Abortion remains safe following Canada’s move to remove restrictions on the medical abortion pill mifepristone in November 2017.

That is one of the key findings from a study, led by University of British Columbia and involving McMaster University researchers, published in the New England Journal of Medicine.

The study used comprehensive government health data to examine 315,000 abortions in Ontario between 2012 and 2020. An analysis showed no increase in abortion-related health complications after Canada removed restrictions on mifepristone, which is considered the ‘gold standard’ drug for medical abortion globally.

“We were able to complete a robust safety profile for the entire province by linking together health records from all practitioner visits, hospital visits and outpatient prescriptions,” said co-author Elizabeth Darling, assistant dean of midwifery and associate professor at McMaster University, and scientist at the Institute for Clinical Evaluative Sciences (ICES).

“This paints the most comprehensive picture of abortion safety to date, capturing any setting where a complication would present. It demonstrates very clearly that restrictions on the abortion pill are not necessary for safety.”

By linking and analyzing government health data on a secure data platform at ICES, the researchers produced a complete picture of abortion health outcomes that they say provides the best data available on abortion safety.

“Complications were already very rare, and we found that abortion continued to be safe and effective when mifepristone was prescribed without restrictions,” said Laura Schummers, the study’s lead author and a postdoctoral fellow in UBC’s department of family practice.

“This is the strongest evidence yet that it is safe to provide the abortion pill like most other prescriptions—meaning any doctor or nurse practitioner can prescribe, any pharmacist can dispense, and patients can take the pills if, when and where they choose.”

Canada was the first country to remove all supplemental restrictions on the dispensing and administration of mifepristone.

The previous rules, which went into place when the drug was first approved in July 2015, included a requirement that physicians observe patients taking the medication. Additionally, the drug could only be dispensed to patients by specially trained physicians who registered with the manufacturer, and not by pharmacists.

Many of the restrictions that Canada repealed are still mandated by countries around the world, including the United States.

“Our study is a signal to other countries that restrictions are not necessary to ensure patient safety,” said senior author Wendy Norman, professor in UBC’s department of family practice.

“There is no scientific justification for mifepristone restrictions, which only make it harder for people to access the care they need. Canada’s experience offers a roadmap for other countries on how to safely improve access to family planning services.”

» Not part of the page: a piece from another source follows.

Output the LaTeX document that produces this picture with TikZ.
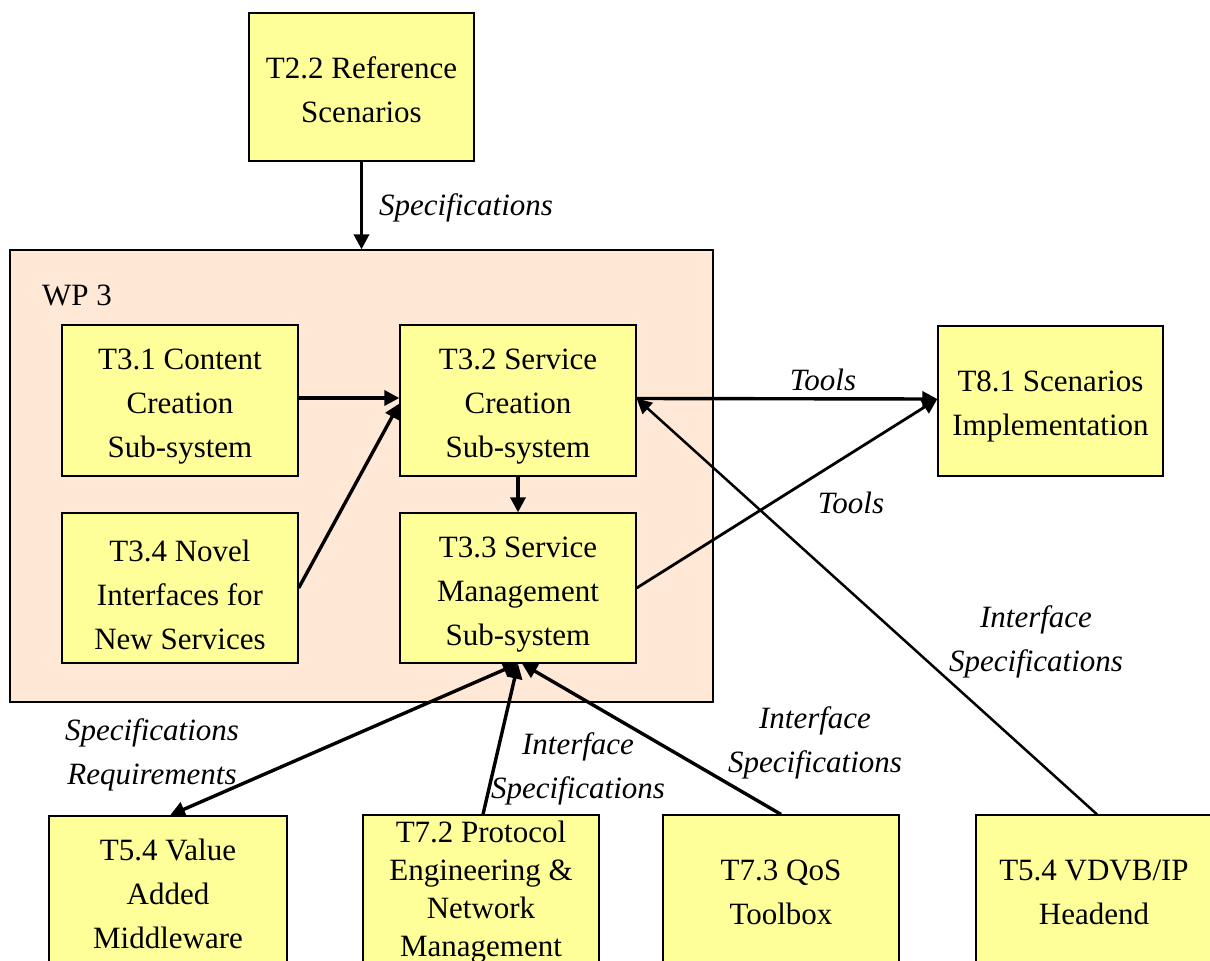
\documentclass[tikz,border=0pt]{standalone}
\usepackage{fontspec}
\setmainfont{Liberation Serif}
\usetikzlibrary{arrows.meta}
\definecolor{taskfill}{RGB}{255,255,153}
\definecolor{wpfill}{RGB}{255,233,214}
\begin{document}
\begin{tikzpicture}[x=1pt,y=-1pt,
  box/.style={draw=black, line width=1.3pt, fill=taskfill, minimum width=236pt,
    minimum height=150pt, inner sep=0pt},
  % box with its caption, the caption lowered by the first argument
  task/.style n args={2}{box, label={[align=center, inner sep=0pt,
    font=\fontsize{31}{44}\selectfont, yshift=-#1]center:#2}},
  tighttask/.style n args={2}{box, label={[align=center, inner sep=0pt,
    font=\fontsize{31}{38}\selectfont, yshift=-#1]center:#2}},
  lbl/.style={align=center, font=\fontsize{31}{44}\selectfont\itshape},
  tip/.tip={Triangle[length=15pt,width=15pt]},
  flow/.style={line width=3.4pt, -tip},
  thin flow/.style={line width=2.8pt, -tip}]
\useasboundingbox (0,0) rectangle (1210,961);
\clip (0,0) rectangle (1210,961);

% work package frame
\node[draw=black, line width=1.3pt, fill=wpfill, minimum width=703pt,
  minimum height=452pt, inner sep=0pt] (wp3) at (361.5,476) {};
\node[font=\fontsize{31}{44}\selectfont] (wplabel) at (77,295) {WP 3};

% task boxes
\node[task={3pt}{T2.2 Reference\\Scenarios}, minimum width=225pt, minimum height=148pt] (t22) at (361.5,87) {};
\node[task={6pt}{T3.1 Content\\Creation\\Sub-system}, minimum height=151pt] (t31) at (180,400.5) {};
\node[task={6pt}{T3.2 Service\\Creation\\Sub-system}, minimum height=151pt] (t32) at (518,400.5) {};
\node[task={7pt}{T3.4 Novel\\Interfaces for\\New Services}] (t34) at (180,588) {};
\node[task={7pt}{T3.3 Service\\Management\\Sub-system}] (t33) at (518,588) {};
\node[task={5pt}{T8.1 Scenarios\\Implementation}, minimum width=225pt] (t81) at (1050.5,401) {};
\node[task={3pt}{T5.4 Value\\Added\\Middleware}, minimum width=238pt] (b1) at (168,891) {};
\node[tighttask={2pt}{T7.2 Protocol\\Engineering \&\\Network\\Management}] (b2) at (481,890) {};
\node[task={2pt}{T7.3 QoS\\Toolbox}] (b3) at (781,890) {};
\node[task={2pt}{T5.4 VDVB/IP\\Headend}] (b4) at (1094,890) {};

% connectors
\draw[flow] (t22.south) -- (t22.south |- wp3.north);
\draw[flow] ([yshift=2.5pt]t31.east) -- ([yshift=2.5pt]t32.west);
\draw[flow] (t34.east) -- ([yshift=-3pt]t32.west);
\draw[flow] (t32.south) -- (t33.north);
\draw[flow] ([yshift=2pt]t32.east) -- ([yshift=2pt]t81.west);
\draw[thin flow] (t33.east) -- ([yshift=2pt]t81.west);
\draw[line width=2.5pt, -tip] ([xshift=3pt]b4.north) -- ([yshift=2pt]t32.east);
\draw[line width=3.4pt, tip-tip] ([xshift=2pt]b1.north) -- (t33.south);
\draw[flow] ([xshift=2pt]b2.north) -- (t33.south);
\draw[flow] (b3.north) -- ([xshift=4pt]t33.south);

% connector labels
\node[lbl] (l1) at (466,208) {Specifications};
\node[lbl] (l2) at (823,380) {Tools};
\node[lbl] (l3) at (851,503) {Tools};
\node[lbl] (l4) at (1036,642) {Interface\\Specifications};
\node[lbl] (l5) at (152,755) {Specifications\\Requirements};
\node[lbl] (l6) at (578,769) {Interface\\Specifications};
\node[lbl] (l7) at (815,743) {Interface\\Specifications};
\end{tikzpicture}
\end{document}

The findings revealed that the uptake of medical abortion—those performed using medication, rather than surgically—was rapid following the change in policy. Before mifepristone became available, 2.2 per cent of abortions were provided using medication. That percentage rose to 31.4 per cent two years after the drug became available as a normal prescription.

At the same time, the overall abortion rate continued to decline after restrictions were removed, decreasing from 11.9 to 11.3 abortions per 1,000 female residents aged 15-49 years.

“We saw that patients and their health-care providers rapidly began choosing medical abortion, which can sometimes be preferred over surgical methods by offering care closer to home and earlier in pregnancy,” said study co-author Sheila Dunn, scientist and family physician at Toronto’s Women’s College Hospital.

“As other studies have shown, making abortion more accessible does not increase the number of people seeking abortion. We found that abortion rates continued to decrease after mifepristone’s availability as a normal prescription.”

The study was funded by the Canadian Institutes of Health Research and the Women’s Health Research Institute with the support of ICES.